▶ [SET EXERCISE]:
Retype the listing below line for line, but only from the line with "Write a Python" down to the line with "x_end = 100", inclusive. Pictures stay out.
··· DATA PROVIDED
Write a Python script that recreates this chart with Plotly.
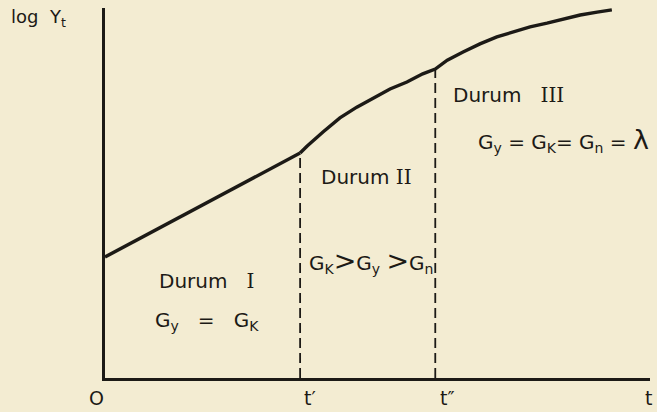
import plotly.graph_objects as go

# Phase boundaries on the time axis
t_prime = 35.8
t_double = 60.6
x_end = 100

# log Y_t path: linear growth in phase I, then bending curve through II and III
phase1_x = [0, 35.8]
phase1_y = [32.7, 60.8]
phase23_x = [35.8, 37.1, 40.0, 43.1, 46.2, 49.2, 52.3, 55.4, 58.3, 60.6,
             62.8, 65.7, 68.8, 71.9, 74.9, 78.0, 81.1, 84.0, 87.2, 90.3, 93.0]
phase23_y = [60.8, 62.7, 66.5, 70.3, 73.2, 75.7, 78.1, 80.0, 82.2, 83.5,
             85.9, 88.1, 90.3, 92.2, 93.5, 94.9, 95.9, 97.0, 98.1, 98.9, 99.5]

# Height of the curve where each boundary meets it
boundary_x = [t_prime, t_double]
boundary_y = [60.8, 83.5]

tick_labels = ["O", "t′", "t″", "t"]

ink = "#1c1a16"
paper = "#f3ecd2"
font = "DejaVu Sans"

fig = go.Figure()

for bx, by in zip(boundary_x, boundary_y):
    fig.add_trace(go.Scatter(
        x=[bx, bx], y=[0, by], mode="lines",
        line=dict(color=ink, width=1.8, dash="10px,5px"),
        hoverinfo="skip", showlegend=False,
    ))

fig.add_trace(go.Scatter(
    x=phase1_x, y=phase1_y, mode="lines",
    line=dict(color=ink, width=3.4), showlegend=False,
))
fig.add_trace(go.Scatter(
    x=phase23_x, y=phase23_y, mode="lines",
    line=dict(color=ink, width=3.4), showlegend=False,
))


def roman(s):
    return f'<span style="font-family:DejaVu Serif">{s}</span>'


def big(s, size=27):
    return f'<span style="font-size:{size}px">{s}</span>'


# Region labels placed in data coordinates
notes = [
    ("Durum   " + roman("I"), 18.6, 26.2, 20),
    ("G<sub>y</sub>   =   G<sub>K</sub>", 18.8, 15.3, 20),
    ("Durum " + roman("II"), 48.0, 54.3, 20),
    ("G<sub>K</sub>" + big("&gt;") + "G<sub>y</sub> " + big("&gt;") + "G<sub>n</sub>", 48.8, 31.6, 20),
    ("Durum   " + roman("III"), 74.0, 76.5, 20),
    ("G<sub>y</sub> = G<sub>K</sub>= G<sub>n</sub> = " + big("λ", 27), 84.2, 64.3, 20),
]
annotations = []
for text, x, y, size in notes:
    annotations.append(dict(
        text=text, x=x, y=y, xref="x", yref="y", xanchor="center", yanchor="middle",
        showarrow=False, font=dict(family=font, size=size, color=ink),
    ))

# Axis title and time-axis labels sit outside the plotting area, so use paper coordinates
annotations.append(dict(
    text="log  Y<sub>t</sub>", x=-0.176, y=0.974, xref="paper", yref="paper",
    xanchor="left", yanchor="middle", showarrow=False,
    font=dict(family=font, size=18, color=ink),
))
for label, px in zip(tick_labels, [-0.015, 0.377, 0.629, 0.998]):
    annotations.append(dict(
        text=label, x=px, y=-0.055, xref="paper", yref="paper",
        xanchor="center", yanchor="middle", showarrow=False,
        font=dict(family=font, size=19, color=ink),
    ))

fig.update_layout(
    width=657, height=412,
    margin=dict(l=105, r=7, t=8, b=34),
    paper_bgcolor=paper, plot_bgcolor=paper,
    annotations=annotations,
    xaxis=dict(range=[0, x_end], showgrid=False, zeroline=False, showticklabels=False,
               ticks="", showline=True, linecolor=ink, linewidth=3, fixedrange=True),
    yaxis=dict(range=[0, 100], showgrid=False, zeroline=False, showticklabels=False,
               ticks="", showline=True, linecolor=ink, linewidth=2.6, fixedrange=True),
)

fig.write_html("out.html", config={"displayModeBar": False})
······
··· DATA PROVIDED
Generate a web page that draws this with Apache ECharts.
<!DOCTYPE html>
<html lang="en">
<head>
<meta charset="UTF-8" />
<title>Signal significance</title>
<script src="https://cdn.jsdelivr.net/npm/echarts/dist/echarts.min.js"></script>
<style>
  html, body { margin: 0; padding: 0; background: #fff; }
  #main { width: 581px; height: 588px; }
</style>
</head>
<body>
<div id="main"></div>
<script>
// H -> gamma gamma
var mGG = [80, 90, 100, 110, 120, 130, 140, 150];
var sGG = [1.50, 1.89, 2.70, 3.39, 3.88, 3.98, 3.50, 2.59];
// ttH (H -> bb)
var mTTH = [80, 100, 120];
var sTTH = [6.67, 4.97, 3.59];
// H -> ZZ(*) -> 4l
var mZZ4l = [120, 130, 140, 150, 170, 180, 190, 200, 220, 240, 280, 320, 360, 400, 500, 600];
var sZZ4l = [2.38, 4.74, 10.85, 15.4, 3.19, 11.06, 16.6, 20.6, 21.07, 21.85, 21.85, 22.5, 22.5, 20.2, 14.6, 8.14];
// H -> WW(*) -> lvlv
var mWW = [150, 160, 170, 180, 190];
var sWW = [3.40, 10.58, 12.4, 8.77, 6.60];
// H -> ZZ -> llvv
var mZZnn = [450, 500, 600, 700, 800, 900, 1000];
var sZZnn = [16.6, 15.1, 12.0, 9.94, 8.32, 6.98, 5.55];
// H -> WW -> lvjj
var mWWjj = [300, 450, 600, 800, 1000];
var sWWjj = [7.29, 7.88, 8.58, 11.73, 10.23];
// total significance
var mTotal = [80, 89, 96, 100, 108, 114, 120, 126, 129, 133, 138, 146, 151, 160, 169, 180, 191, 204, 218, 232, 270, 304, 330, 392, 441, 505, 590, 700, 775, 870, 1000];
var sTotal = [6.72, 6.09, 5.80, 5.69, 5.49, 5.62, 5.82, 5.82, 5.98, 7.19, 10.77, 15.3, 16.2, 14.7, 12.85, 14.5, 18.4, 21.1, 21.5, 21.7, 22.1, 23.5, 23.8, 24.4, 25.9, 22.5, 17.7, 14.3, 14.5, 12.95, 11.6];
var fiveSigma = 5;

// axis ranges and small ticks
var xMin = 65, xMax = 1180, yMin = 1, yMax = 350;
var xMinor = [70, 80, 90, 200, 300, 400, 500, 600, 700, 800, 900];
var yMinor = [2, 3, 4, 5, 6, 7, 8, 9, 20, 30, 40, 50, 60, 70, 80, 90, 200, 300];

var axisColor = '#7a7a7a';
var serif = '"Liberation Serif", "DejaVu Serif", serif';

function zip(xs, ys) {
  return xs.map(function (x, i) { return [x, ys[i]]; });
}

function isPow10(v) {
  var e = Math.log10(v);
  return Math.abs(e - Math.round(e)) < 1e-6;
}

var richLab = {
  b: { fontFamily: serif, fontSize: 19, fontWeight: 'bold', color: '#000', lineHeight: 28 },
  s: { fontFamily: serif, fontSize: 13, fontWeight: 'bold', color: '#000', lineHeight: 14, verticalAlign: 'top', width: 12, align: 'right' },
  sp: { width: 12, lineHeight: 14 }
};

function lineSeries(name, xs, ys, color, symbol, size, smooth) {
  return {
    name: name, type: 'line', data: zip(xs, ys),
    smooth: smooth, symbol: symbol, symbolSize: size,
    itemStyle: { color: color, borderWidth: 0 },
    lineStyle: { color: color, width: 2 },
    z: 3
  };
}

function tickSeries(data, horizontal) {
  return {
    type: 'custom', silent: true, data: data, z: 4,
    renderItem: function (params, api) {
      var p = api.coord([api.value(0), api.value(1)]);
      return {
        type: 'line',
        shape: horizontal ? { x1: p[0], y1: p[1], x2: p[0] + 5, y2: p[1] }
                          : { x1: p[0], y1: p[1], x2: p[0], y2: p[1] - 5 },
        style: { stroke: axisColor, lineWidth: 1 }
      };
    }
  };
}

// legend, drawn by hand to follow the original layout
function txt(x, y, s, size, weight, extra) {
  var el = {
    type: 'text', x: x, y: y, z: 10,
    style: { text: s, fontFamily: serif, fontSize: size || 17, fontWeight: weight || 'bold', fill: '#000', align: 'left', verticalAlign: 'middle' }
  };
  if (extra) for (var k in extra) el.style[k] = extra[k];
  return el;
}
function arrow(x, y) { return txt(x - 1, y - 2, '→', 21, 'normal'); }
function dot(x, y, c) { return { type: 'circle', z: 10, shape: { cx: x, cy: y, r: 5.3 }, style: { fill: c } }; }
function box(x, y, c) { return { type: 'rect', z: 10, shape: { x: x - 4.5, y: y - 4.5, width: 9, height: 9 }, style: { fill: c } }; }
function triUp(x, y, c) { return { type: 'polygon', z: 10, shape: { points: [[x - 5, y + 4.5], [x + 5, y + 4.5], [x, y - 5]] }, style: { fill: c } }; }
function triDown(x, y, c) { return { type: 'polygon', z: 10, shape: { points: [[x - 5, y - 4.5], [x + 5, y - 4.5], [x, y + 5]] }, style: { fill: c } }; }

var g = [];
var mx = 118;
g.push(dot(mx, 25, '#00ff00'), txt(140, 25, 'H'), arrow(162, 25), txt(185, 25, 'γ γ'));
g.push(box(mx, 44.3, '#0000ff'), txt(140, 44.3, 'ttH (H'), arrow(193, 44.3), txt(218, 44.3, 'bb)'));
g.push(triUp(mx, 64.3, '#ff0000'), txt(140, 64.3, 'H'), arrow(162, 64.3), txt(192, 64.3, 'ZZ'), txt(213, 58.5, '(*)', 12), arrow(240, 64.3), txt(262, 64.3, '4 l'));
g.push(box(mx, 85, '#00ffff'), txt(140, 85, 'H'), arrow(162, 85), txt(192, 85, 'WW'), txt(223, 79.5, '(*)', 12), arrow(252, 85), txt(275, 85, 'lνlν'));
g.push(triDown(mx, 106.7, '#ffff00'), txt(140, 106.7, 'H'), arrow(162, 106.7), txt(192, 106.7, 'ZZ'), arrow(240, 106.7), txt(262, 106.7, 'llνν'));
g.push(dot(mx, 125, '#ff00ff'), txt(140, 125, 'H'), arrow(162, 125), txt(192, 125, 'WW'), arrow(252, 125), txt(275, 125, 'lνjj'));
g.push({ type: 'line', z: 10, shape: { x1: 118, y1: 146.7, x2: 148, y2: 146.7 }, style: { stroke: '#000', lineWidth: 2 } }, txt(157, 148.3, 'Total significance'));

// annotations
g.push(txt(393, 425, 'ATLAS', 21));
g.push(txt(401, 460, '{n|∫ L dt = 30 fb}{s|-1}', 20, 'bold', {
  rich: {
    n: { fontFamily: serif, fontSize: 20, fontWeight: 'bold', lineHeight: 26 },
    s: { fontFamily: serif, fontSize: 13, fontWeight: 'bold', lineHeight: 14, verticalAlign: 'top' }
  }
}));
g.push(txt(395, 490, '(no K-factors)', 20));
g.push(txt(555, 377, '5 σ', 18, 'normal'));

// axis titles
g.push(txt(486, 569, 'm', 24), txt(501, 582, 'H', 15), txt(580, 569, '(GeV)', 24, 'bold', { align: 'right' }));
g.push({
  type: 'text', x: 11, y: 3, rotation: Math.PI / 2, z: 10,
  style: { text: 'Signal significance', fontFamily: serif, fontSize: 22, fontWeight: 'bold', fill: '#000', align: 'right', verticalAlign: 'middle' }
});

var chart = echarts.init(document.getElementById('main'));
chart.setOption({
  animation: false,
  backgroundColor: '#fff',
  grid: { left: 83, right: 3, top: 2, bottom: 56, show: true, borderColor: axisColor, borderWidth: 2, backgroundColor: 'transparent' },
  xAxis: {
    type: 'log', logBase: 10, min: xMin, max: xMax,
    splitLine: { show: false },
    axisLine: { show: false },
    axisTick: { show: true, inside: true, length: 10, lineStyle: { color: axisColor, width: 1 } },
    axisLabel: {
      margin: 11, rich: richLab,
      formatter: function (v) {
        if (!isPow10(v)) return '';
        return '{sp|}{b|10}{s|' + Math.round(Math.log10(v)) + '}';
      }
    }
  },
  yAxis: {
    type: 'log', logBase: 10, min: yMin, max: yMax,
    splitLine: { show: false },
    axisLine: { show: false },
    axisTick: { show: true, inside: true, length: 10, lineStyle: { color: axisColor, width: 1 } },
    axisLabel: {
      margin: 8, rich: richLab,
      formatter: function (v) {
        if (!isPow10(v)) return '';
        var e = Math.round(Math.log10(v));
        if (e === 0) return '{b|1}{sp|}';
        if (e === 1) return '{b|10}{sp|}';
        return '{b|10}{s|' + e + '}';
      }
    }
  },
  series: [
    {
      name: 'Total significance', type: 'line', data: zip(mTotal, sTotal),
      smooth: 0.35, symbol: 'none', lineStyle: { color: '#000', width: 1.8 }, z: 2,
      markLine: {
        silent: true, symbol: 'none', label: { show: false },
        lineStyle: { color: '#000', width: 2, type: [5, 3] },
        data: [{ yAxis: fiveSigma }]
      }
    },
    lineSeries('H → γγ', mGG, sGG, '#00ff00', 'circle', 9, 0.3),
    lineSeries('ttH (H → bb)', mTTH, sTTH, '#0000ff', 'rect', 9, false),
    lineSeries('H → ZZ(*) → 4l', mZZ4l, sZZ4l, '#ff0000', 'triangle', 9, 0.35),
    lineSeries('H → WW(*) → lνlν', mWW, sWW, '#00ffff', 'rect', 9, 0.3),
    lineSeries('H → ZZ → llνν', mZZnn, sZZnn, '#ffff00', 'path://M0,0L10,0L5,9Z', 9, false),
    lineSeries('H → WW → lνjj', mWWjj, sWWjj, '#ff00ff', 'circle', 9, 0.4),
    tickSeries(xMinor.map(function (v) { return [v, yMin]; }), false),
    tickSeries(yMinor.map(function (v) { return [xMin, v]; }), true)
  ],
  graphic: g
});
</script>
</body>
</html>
······
▶ [RESPONSE TO THE EXERCISE]:
Write a Python script that recreates this chart with Plotly.
import plotly.graph_objects as go

# Phase boundaries on the time axis
t_prime = 35.8
t_double = 60.6
x_end = 100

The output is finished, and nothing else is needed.